### PROMPT
From the first line of the data below through the line bearing "n_vals = list(range(1, 320, 2))", reproduce each line exactly; do not include pictures.

### INFORMATION PROVIDED
--- begin ---
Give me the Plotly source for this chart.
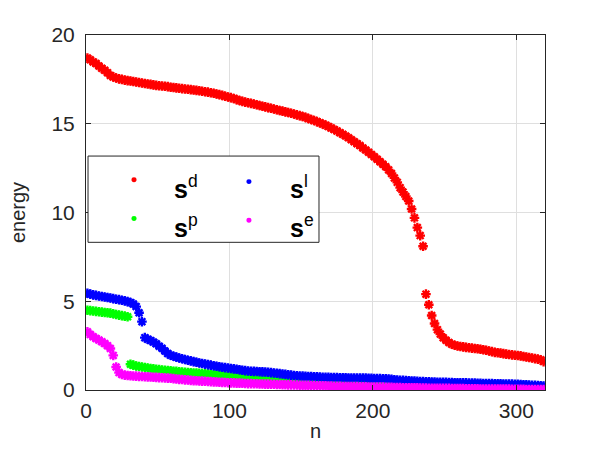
import plotly.graph_objects as go

# n indices (odd samples 1..319)
n_vals = list(range(1, 320, 2))

s_d = [
    18.70, 18.60, 18.48, 18.40, 18.25, 18.12, 18.02, 17.88, 17.72, 17.64,
    17.58, 17.53, 17.50, 17.46, 17.43, 17.41, 17.38, 17.35, 17.32, 17.30,
    17.27, 17.24, 17.22, 17.19, 17.16, 17.14, 17.13, 17.11, 17.09, 17.06,
    17.04, 17.02, 17.00, 16.98, 16.96, 16.94, 16.92, 16.90, 16.88, 16.86,
    16.83, 16.80, 16.78, 16.75, 16.72, 16.68, 16.64, 16.60, 16.55, 16.51,
    16.47, 16.42, 16.36, 16.31, 16.26, 16.22, 16.18, 16.15, 16.11, 16.07,
    16.03, 15.99, 15.95, 15.91, 15.87, 15.83, 15.79, 15.75, 15.71, 15.67,
    15.63, 15.59, 15.55, 15.50, 15.46, 15.41, 15.36, 15.30, 15.24, 15.18,
    15.12, 15.06, 14.99, 14.92, 14.84, 14.76, 14.68, 14.59, 14.50, 14.41,
    14.31, 14.21, 14.10, 13.99, 13.88, 13.77, 13.64, 13.52, 13.40, 13.27,
    13.14, 13.00, 12.86, 12.72, 12.58, 12.40, 12.20, 11.95, 11.70, 11.40,
    11.15, 10.90, 10.65, 10.20, 9.70, 9.15, 8.70, 8.10, 5.40, 4.80,
    4.20, 3.75, 3.40, 3.15, 2.95, 2.80, 2.68, 2.58, 2.52, 2.48,
    2.45, 2.43, 2.40, 2.38, 2.36, 2.34, 2.32, 2.30, 2.27, 2.24,
    2.20, 2.16, 2.12, 2.10, 2.08, 2.05, 2.02, 2.00, 1.98, 1.96,
    1.94, 1.92, 1.89, 1.86, 1.83, 1.80, 1.77, 1.74, 1.70, 1.60,
]

s_p = [
    4.49, 4.47, 4.45, 4.43, 4.41, 4.39, 4.37, 4.35, 4.33, 4.30,
    4.25, 4.22, 4.19, 4.16, 4.13, 1.45, 1.40, 1.35, 1.32, 1.30,
    1.27, 1.24, 1.21, 1.19, 1.17, 1.15, 1.13, 1.11, 1.10, 1.08,
    1.06, 1.05, 1.03, 1.01, 1.00, 0.99, 0.97, 0.96, 0.95, 0.94,
    0.93, 0.92, 0.91, 0.90, 0.89, 0.88, 0.87, 0.86, 0.85, 0.84,
    0.82, 0.81, 0.79, 0.77, 0.75, 0.74, 0.73, 0.72, 0.71, 0.70,
    0.69, 0.68, 0.67, 0.66, 0.65, 0.64, 0.63, 0.62, 0.61, 0.60,
    0.60, 0.59, 0.59, 0.58, 0.58, 0.57, 0.57, 0.56, 0.56, 0.55,
    0.55, 0.54, 0.54, 0.53, 0.53, 0.52, 0.52, 0.51, 0.51, 0.50,
    0.50, 0.49, 0.49, 0.49, 0.48, 0.48, 0.48, 0.47, 0.47, 0.47,
    0.46, 0.46, 0.46, 0.45, 0.45, 0.45, 0.44, 0.44, 0.44, 0.43,
    0.43, 0.43, 0.42, 0.42, 0.41, 0.41, 0.40, 0.39, 0.38, 0.37,
    0.36, 0.35, 0.34, 0.33, 0.32, 0.31, 0.30, 0.29, 0.28, 0.27,
    0.26, 0.25, 0.24, 0.23, 0.22, 0.21, 0.20, 0.19, 0.18, 0.17,
    0.16, 0.15, 0.14, 0.13, 0.12, 0.11, 0.10, 0.09, 0.08, 0.07,
    0.07, 0.06, 0.06, 0.05, 0.05, 0.04, 0.04, 0.03, 0.03, 0.02,
]

s_l = [
    5.45, 5.40, 5.36, 5.33, 5.30, 5.27, 5.24, 5.21, 5.18, 5.15,
    5.11, 5.09, 5.06, 5.02, 4.98, 4.93, 4.85, 4.70, 4.35, 3.85,
    2.95, 2.86, 2.79, 2.70, 2.60, 2.47, 2.35, 2.20, 2.05, 1.96,
    1.90, 1.85, 1.80, 1.76, 1.72, 1.68, 1.64, 1.60, 1.56, 1.52,
    1.49, 1.46, 1.43, 1.40, 1.37, 1.34, 1.31, 1.28, 1.26, 1.24,
    1.21, 1.19, 1.17, 1.14, 1.11, 1.09, 1.07, 1.06, 1.05, 1.04,
    1.03, 1.02, 1.01, 1.00, 0.98, 0.96, 0.94, 0.92, 0.90, 0.88,
    0.86, 0.84, 0.82, 0.80, 0.79, 0.78, 0.77, 0.76, 0.76, 0.75,
    0.74, 0.73, 0.72, 0.71, 0.71, 0.70, 0.70, 0.70, 0.69, 0.69,
    0.69, 0.68, 0.68, 0.68, 0.67, 0.67, 0.67, 0.67, 0.66, 0.66,
    0.65, 0.64, 0.64, 0.63, 0.63, 0.62, 0.60, 0.58, 0.56, 0.55,
    0.54, 0.53, 0.52, 0.51, 0.50, 0.49, 0.48, 0.47, 0.46, 0.46,
    0.45, 0.45, 0.44, 0.44, 0.43, 0.43, 0.42, 0.42, 0.41, 0.41,
    0.40, 0.40, 0.40, 0.39, 0.39, 0.39, 0.38, 0.38, 0.37, 0.37,
    0.36, 0.36, 0.35, 0.35, 0.35, 0.34, 0.34, 0.33, 0.33, 0.32,
    0.32, 0.31, 0.30, 0.29, 0.28, 0.27, 0.26, 0.25, 0.24, 0.22,
]

s_e = [
    3.28, 3.12, 3.00, 2.90, 2.82, 2.72, 2.62, 2.50, 2.34, 1.95,
    1.30, 0.98, 0.88, 0.84, 0.82, 0.80, 0.79, 0.78, 0.77, 0.76,
    0.75, 0.74, 0.73, 0.72, 0.71, 0.70, 0.69, 0.68, 0.67, 0.66,
    0.64, 0.62, 0.60, 0.59, 0.57, 0.56, 0.54, 0.53, 0.52, 0.51,
    0.50, 0.49, 0.48, 0.47, 0.46, 0.45, 0.44, 0.43, 0.42, 0.41,
    0.40, 0.40, 0.39, 0.39, 0.38, 0.37, 0.36, 0.36, 0.35, 0.35,
    0.34, 0.34, 0.33, 0.33, 0.32, 0.32, 0.31, 0.31, 0.30, 0.30,
    0.29, 0.29, 0.28, 0.28, 0.27, 0.27, 0.26, 0.26, 0.25, 0.25,
    0.24, 0.24, 0.23, 0.23, 0.22, 0.22, 0.21, 0.21, 0.21, 0.20,
    0.20, 0.20, 0.19, 0.19, 0.19, 0.18, 0.18, 0.18, 0.17, 0.17,
    0.17, 0.16, 0.16, 0.16, 0.15, 0.15, 0.15, 0.14, 0.14, 0.14,
    0.13, 0.13, 0.13, 0.12, 0.12, 0.12, 0.11, 0.11, 0.11, 0.10,
    0.10, 0.10, 0.10, 0.09, 0.09, 0.09, 0.09, 0.08, 0.08, 0.08,
    0.08, 0.08, 0.07, 0.07, 0.07, 0.07, 0.07, 0.06, 0.06, 0.06,
    0.06, 0.06, 0.06, 0.05, 0.05, 0.05, 0.05, 0.05, 0.04, 0.04,
    0.04, 0.04, 0.04, 0.03, 0.03, 0.03, 0.03, 0.02, 0.02, 0.02,
]

series_names = ["s<sup>d</sup>", "s<sup>p</sup>", "s<sup>l</sup>", "s<sup>e</sup>"]
series_vals = [s_d, s_p, s_l, s_e]
series_colors = ["#ff0000", "#00ff00", "#0000ff", "#ff00ff"]
legend_labels = ["d", "p", "l", "e"]

x_ticks = [0, 100, 200, 300]
y_ticks = [0, 5, 10, 15, 20]

AX = "#262626"
GRID = "#dfdfdf"
FONT = "Liberation Sans, Arial, sans-serif"

fig = go.Figure()
for name, vals, col in zip(series_names, series_vals, series_colors):
    fig.add_trace(go.Scatter(
        x=n_vals, y=vals, mode="markers", name=name,
        marker=dict(symbol="asterisk-open", size=8, color=col,
                    line=dict(color=col, width=2.4)),
        showlegend=False, hoverinfo="skip",
    ))

axis_common = dict(
    showline=True, linecolor=AX, linewidth=1, mirror="ticks",
    ticks="inside", ticklen=5, tickcolor=AX,
    showgrid=True, gridcolor=GRID, gridwidth=1, zeroline=False,
    tickfont=dict(family=FONT, size=21, color=AX),
)

fig.update_xaxes(range=[0, 320], tickvals=x_ticks, ticklabelstandoff=2,
                 title=dict(text="n", font=dict(family=FONT, size=20, color=AX), standoff=2),
                 **axis_common)
fig.update_yaxes(range=[0, 20], tickvals=y_ticks, ticklabelstandoff=6,
                 title=dict(text="energy", font=dict(family=FONT, size=20, color=AX), standoff=20),
                 **axis_common)

# custom legend (2 columns) in paper coordinates
shapes = [dict(type="rect", xref="paper", yref="paper",
               x0=0.0044, x1=0.5076, y0=0.416, y1=0.659,
               line=dict(color=AX, width=1), fillcolor="white", layer="above")]
annotations = []
leg_pos = [(0.1046, 0.592, 0.187, 0.572), (0.1046, 0.483, 0.187, 0.463),
           (0.355, 0.587, 0.440, 0.572), (0.355, 0.478, 0.440, 0.463)]
for (dx, dy, tx, ty), col, lab in zip(leg_pos, series_colors, legend_labels):
    rx, ry = 0.0055, 0.007
    shapes.append(dict(type="circle", xref="paper", yref="paper",
                       x0=dx - rx, x1=dx + rx, y0=dy - ry, y1=dy + ry,
                       fillcolor=col, line=dict(color=col, width=0), layer="above"))
    annotations.append(dict(xref="paper", yref="paper", x=tx, y=ty,
                            xanchor="left", yanchor="middle", showarrow=False,
                            text="<b>s</b><sup>" + lab + "</sup>",
                            font=dict(family=FONT, size=25, color="#000000")))

fig.update_layout(
    width=600, height=450,
    margin=dict(l=86, r=55, t=35, b=57),
    paper_bgcolor="white", plot_bgcolor="white",
    shapes=shapes, annotations=annotations,
    showlegend=False,
)

fig.write_html("out.html")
--- end ---
### WRITTEN ANSWER
Give me the Plotly source for this chart.
import plotly.graph_objects as go

# n indices (odd samples 1..319)
n_vals = list(range(1, 320, 2))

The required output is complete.